┌──

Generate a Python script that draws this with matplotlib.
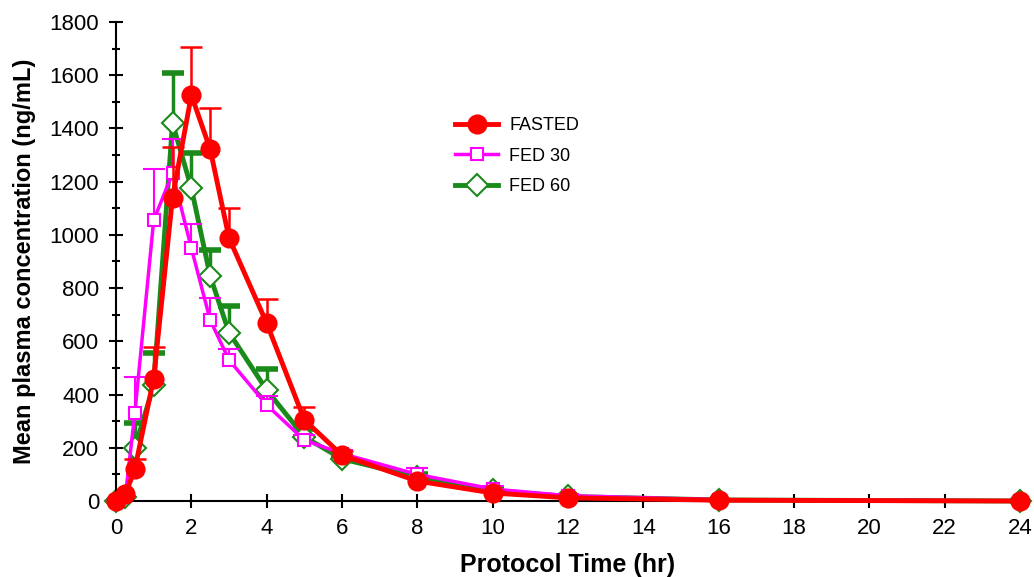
import numpy as np
import matplotlib
matplotlib.use("Agg")
import matplotlib.pyplot as plt
from matplotlib.ticker import MultipleLocator

plt.rcParams['font.family'] = ['Liberation Sans', 'DejaVu Sans']

time = [0, 0.25, 0.5, 1, 1.5, 2, 2.5, 3, 4, 5, 6, 8, 10, 12, 16, 24]

fasted = [0, 25, 120, 460, 1140, 1525, 1322, 988, 668, 305, 172, 75, 30, 12, 3, 0]
fasted_up = [0, 0, 38, 118, 192, 180, 155, 112, 90, 50, 15, 10, 6, 3, 0, 0]

fed30 = [0, 20, 330, 1055, 1232, 950, 680, 530, 361, 229, 178, 100, 45, 20, 5, 0]
fed30_up = [0, 0, 135, 192, 130, 92, 83, 40, 32, 20, 15, 25, 12, 5, 0, 0]

fed60 = [0, 15, 200, 435, 1420, 1176, 845, 633, 417, 241, 158, 90, 40, 17, 4, 0]
fed60_up = [0, 0, 92, 120, 188, 132, 100, 100, 78, 30, 12, 10, 8, 3, 0, 0]

fig = plt.figure(figsize=(10.34, 5.77), dpi=100)
ax = fig.add_axes([0.1122, 0.1317, 0.8743, 0.8302])


def draw(vals, ups, color, lw, marker, ms, filled, elw, capw, label, z):
    t = np.array(time)
    v = np.array(vals)
    u = np.array(ups)
    m = u > 0
    # upward error bars only
    ax.vlines(t[m], v[m], v[m] + u[m], color=color, lw=elw, zorder=z)
    ax.plot(t[m], v[m] + u[m], ls="none", marker="_", ms=16, mew=capw,
            color=color, zorder=z)
    h, = ax.plot(t, v, color=color, lw=lw, marker=marker, ms=ms,
                 mfc=color if filled else "white", mec=color, mew=1.5,
                 label=label, zorder=z + 0.5, clip_on=False)
    return h


# draw order: green under magenta under red
h60 = draw(fed60, fed60_up, "#1a8a1a", 3.5, "D", 11, False, 2.5, 4, "FED 60", 2)
h30 = draw(fed30, fed30_up, "#ff00ff", 2.5, "s", 9, False, 1.5, 1.5, "FED 30", 3)
hf = draw(fasted, fasted_up, "#ff0000", 3.5, "o", 13, True, 1.8, 1.8, "FASTED", 4)

ax.set_xlim(0, 24)
ax.set_ylim(0, 1800)
ax.xaxis.set_major_locator(MultipleLocator(2))
ax.yaxis.set_major_locator(MultipleLocator(200))
ax.yaxis.set_minor_locator(MultipleLocator(100))
ax.spines["top"].set_visible(False)
ax.spines["right"].set_visible(False)
ax.spines["left"].set_linewidth(1.5)
ax.spines["bottom"].set_linewidth(1.5)
ax.tick_params(which="major", direction="inout", length=10, width=1.5,
               labelsize=16, pad=7)
ax.tick_params(which="minor", direction="inout", length=6, width=1.5)

ax.set_xlabel("Protocol Time (hr)", fontsize=18, fontweight="bold", labelpad=10)
ax.set_ylabel("Mean plasma concentration (ng/mL)", fontsize=17, fontweight="bold",
              labelpad=10)

leg = ax.legend(handles=[hf, h30, h60], loc="upper left", bbox_to_anchor=(0.357, 0.835),
                frameon=False, fontsize=13, handlelength=2.4, labelspacing=0.75,
                handletextpad=0.6)

fig.savefig("out.png", dpi=100)
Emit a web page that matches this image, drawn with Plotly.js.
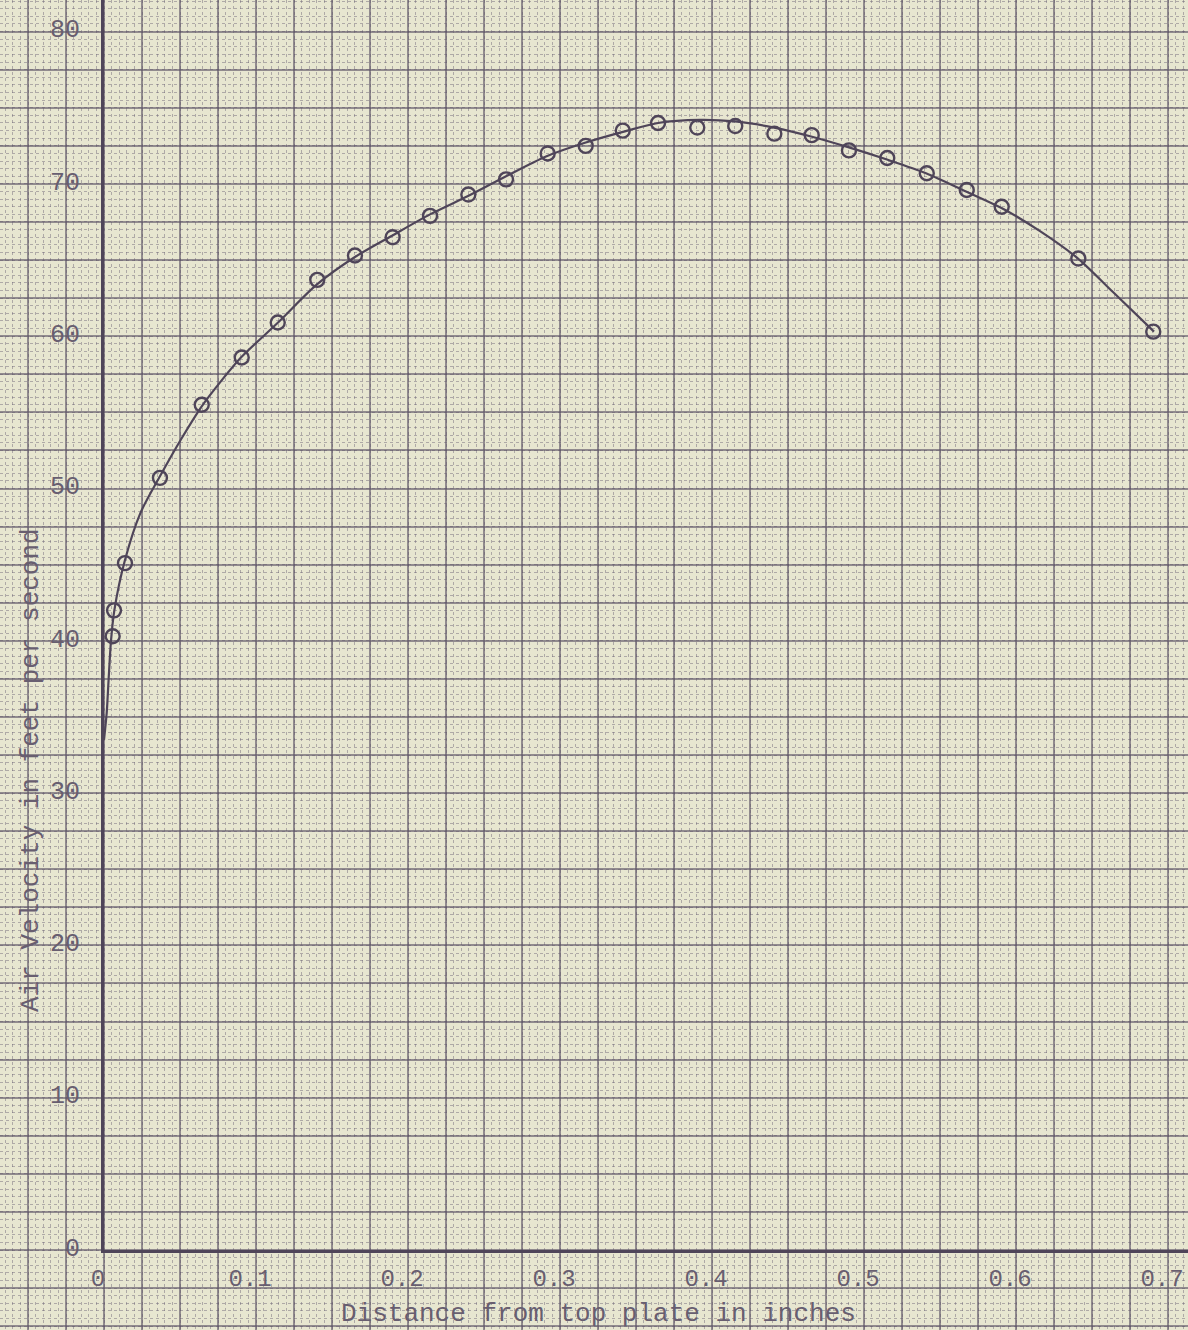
<!DOCTYPE html>
<html>
<head>
<meta charset="utf-8">
<script src="https://cdn.plot.ly/plotly-3.0.1.min.js"></script>
<style>html,body{margin:0;padding:0;background:#e7e6d0;}#chart{width:1188px;height:1330px;}</style>
</head>
<body>
<div id="chart"></div>
<script>
// Measured points (open circles): distance from top plate (in) vs air velocity (ft/s)
const pointX = [0.0057, 0.0066, 0.0138, 0.0368, 0.0643, 0.0906, 0.1143, 0.1403, 0.1651, 0.1899,
                0.2145, 0.2397, 0.2645, 0.2919, 0.3169, 0.3413, 0.3645, 0.3903, 0.4153, 0.4410,
                0.4656, 0.4901, 0.5153, 0.5413, 0.5676, 0.5906, 0.6410, 0.6903];
const pointY = [40.3, 42.0, 45.1, 50.7, 55.5, 58.6, 60.9, 63.7, 65.3, 66.5,
                67.9, 69.3, 70.3, 72.0, 72.5, 73.5, 74.0, 73.7, 73.8, 73.3,
                73.2, 72.2, 71.7, 70.7, 69.6, 68.5, 65.1, 60.3];

// Hand-drawn faired curve
const curveX = [0.0000, 0.0018, 0.0030, 0.0046, 0.0068, 0.0138, 0.0240, 0.0368, 0.0511, 0.0643,
                0.0774, 0.0901, 0.1145, 0.1401, 0.1651, 0.1895, 0.2145, 0.2395, 0.2645, 0.2908,
                0.3164, 0.3408, 0.3645, 0.3921, 0.4151, 0.4408, 0.4658, 0.4901, 0.5151, 0.5408,
                0.5671, 0.5908, 0.6158, 0.6408, 0.6638, 0.6908];
const curveY = [33.5, 35.3, 37.4, 40.0, 42.0, 45.3, 48.4, 50.8, 53.3, 55.4,
                57.1, 58.6, 60.9, 63.4, 65.2, 66.6, 68.0, 69.2, 70.5, 71.8,
                72.7, 73.4, 74.0, 74.2, 74.1, 73.7, 73.1, 72.4, 71.6, 70.7,
                69.5, 68.4, 66.9, 65.1, 62.9, 60.3];

const xTickVals = [0, 0.1, 0.2, 0.3, 0.4, 0.5, 0.6, 0.7];
const xTickText = ['0', '0.1', '0.2', '0.3', '0.4', '0.5', '0.6', '0.7'];
const yTickVals = [0, 10, 20, 30, 40, 50, 60, 70, 80];
const yTickText = ['0', '10', '20', '30', '40', '50', '60', '70', '80'];

const xTitle = 'Distance from top plate in inches';
const yTitle = 'Air Velocity in feet per second';

const ink = '#4f4559';
const textInk = '#685e70';
const mono = '"Liberation Mono", "DejaVu Sans Mono", monospace';

const traces = [
  // empty traces so the two full-page graph-paper subplots are created
  {x: [], y: [], xaxis: 'x', yaxis: 'y', mode: 'markers', hoverinfo: 'skip', showlegend: false},
  {x: [], y: [], xaxis: 'x2', yaxis: 'y2', mode: 'markers', hoverinfo: 'skip', showlegend: false},
  {x: curveX, y: curveY, xaxis: 'x3', yaxis: 'y3', mode: 'lines',
   line: {color: ink, width: 2.2, shape: 'spline', smoothing: 0.8}, hoverinfo: 'skip', showlegend: false},
  {x: pointX, y: pointY, xaxis: 'x3', yaxis: 'y3', mode: 'markers',
   marker: {symbol: 'circle-open', size: 14, color: ink, line: {width: 2.4, color: ink}}, showlegend: false}
];

const W = 1188, H = 1330;
const originPx = {x: 104, y: 1250};
const pxPerX = 1520, pxPerY = 15.23;
const xMin = -originPx.x / pxPerX, xMax = (W - originPx.x) / pxPerX;
const yMin = -(H - originPx.y) / pxPerY, yMax = originPx.y / pxPerY;

const gridMajor = 'rgba(92,82,102,0.62)';
const gridMinor = 'rgba(105,95,115,0.45)';

function paperAxis(anchor, range, step, color, width, dash) {
  return {domain: [0, 1], anchor: anchor, range: range, tickmode: 'linear', tick0: 0, dtick: step,
          showticklabels: false, ticks: '', showgrid: true, gridcolor: color, gridwidth: width, griddash: dash,
          zeroline: false, showline: false, fixedrange: true};
}

const layout = {
  width: W, height: H,
  margin: {l: 0, r: 0, t: 0, b: 0, pad: 0},
  paper_bgcolor: '#e7e6d0',
  plot_bgcolor: 'rgba(0,0,0,0)',
  font: {family: mono, color: textInk, size: 25},
  showlegend: false,
  // fine graph-paper rulings
  xaxis: paperAxis('y', [xMin, xMax], 0.005, gridMinor, 1, 'dot'),
  yaxis: paperAxis('x', [yMin, yMax], 0.5, gridMinor, 1, 'dot'),
  // main graph-paper rulings
  xaxis2: paperAxis('y2', [xMin, xMax], 0.025, gridMajor, 2, 'solid'),
  yaxis2: paperAxis('x2', [yMin, yMax], 2.5, gridMajor, 2, 'solid'),
  // data axes, origin at the lower-left corner of their domain
  xaxis3: {domain: [originPx.x / W, 1], anchor: 'y3', range: [0, xMax], showgrid: false, zeroline: false,
           showline: true, linecolor: ink, linewidth: 3, tickmode: 'array', tickvals: xTickVals, ticktext: xTickText,
           ticks: '', ticklabelstandoff: 4, ticklabelshift: -6, ticklabeloverflow: 'allow',
           tickfont: {family: mono, size: 24, color: textInk}, fixedrange: true},
  yaxis3: {domain: [(H - originPx.y) / H, 1], anchor: 'x3', range: [0, yMax], showgrid: false, zeroline: false,
           showline: true, linecolor: ink, linewidth: 3, tickmode: 'array', tickvals: yTickVals, ticktext: yTickText,
           ticks: '', ticklabelstandoff: 16, ticklabelshift: -3, ticklabeloverflow: 'allow',
           tickfont: {family: mono, size: 25, color: textInk}, fixedrange: true},
  annotations: [
    {text: xTitle, xref: 'paper', yref: 'paper', x: 598 / W, y: 1 - 1314 / H, xanchor: 'center', yanchor: 'middle',
     showarrow: false, font: {family: mono, size: 26, color: textInk}},
    {text: yTitle, xref: 'paper', yref: 'paper', x: 31 / W, y: 1 - 770 / H, xanchor: 'center', yanchor: 'middle',
     textangle: -90, showarrow: false, font: {family: mono, size: 26, color: textInk}}
  ]
};

Plotly.newPlot('chart', traces, layout, {displayModeBar: false});
</script>
</body>
</html>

└──

**Stated goal:** Skip the pictures. Restate exactly the lines from the start of the entries through the line containing "12, 16, 24]", both ends included.

**Task answer:**
Generate a Python script that draws this with matplotlib.
import numpy as np
import matplotlib
matplotlib.use("Agg")
import matplotlib.pyplot as plt
from matplotlib.ticker import MultipleLocator

plt.rcParams['font.family'] = ['Liberation Sans', 'DejaVu Sans']

time = [0, 0.25, 0.5, 1, 1.5, 2, 2.5, 3, 4, 5, 6, 8, 10, 12, 16, 24]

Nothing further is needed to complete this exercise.